Asymptotics of shortest filling closed multi-geodesics
Yue Gao, Zhongzi Wang, Yunhui Wu
TL;DR
The paper analyzes the asymptotics of the shortest filling closed multi-geodesic on closed hyperbolic surfaces, establishing a sharp uniform relation between this length and the genus plus a logarithmic sum over short geodesics, via the bound $\pi(g-1)+\mathrm{R}(X)\le \mathcal{L}_{sys}^{fill}(X)\le 300g+12\mathrm{R}(X)$ with $\mathrm{R}(X)=\sum_{\gamma: \ell(\gamma)<1} \log(1/\ell(\gamma))$. The core method connects minimal-length filling graphs to filling geodesics through dual 4-valent graphs, and employs trigon decompositions, immersion theory, and Gauss-Bonnet arguments to derive explicit length controls, yielding an explicit upper bound $\ell(G)\le 150g+6\mathrm{R}(X)$. In the random regime, the work shows linear-in-$g$ behavior for typical Weil-Petersson random surfaces and analogous results for Brooks-Makover surfaces, with moment and concentration bounds obtained via Mirzakhani’s integration formula.
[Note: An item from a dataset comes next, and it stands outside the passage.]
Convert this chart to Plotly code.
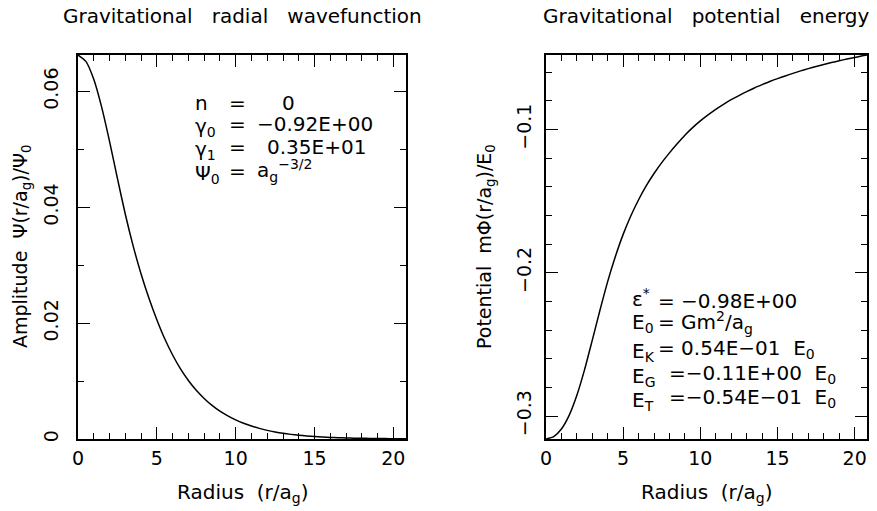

Collectively, these results bridge filling-geodesic geometry and random hyperbolic geometry, revealing that the filling-geodesic length is governed by topological complexity and the distribution of short geodesics, and it scales linearly with genus in typical random models.
Abstract
In this paper, we investigate the asymptotics of shortest filling closed multi-geodesics of closed hyperbolic surfaces as systole $\to 0$ or as genus $\to \infty$. We first show that for a closed hyperbolic surface $X_g$ of genus $g$, the length of a shortest filling closed multi-geodesic of $X_g$ is uniformly comparable to $$\left(g+\sum\limits_{\textit{closed geodesic }γ\subset X_g, \ \ell(γ)<1}\log \left(\frac{1}{\ell(γ)}\right)\right).$$ As an application, we show that as $g\to \infty$, a Weil-Petersson random hyperbolic surface has a shortest closed multi-geodesic of length uniformly comparable to $g$. We also show that this is true for a random hyperbolic surface in the Brooks-Makover model.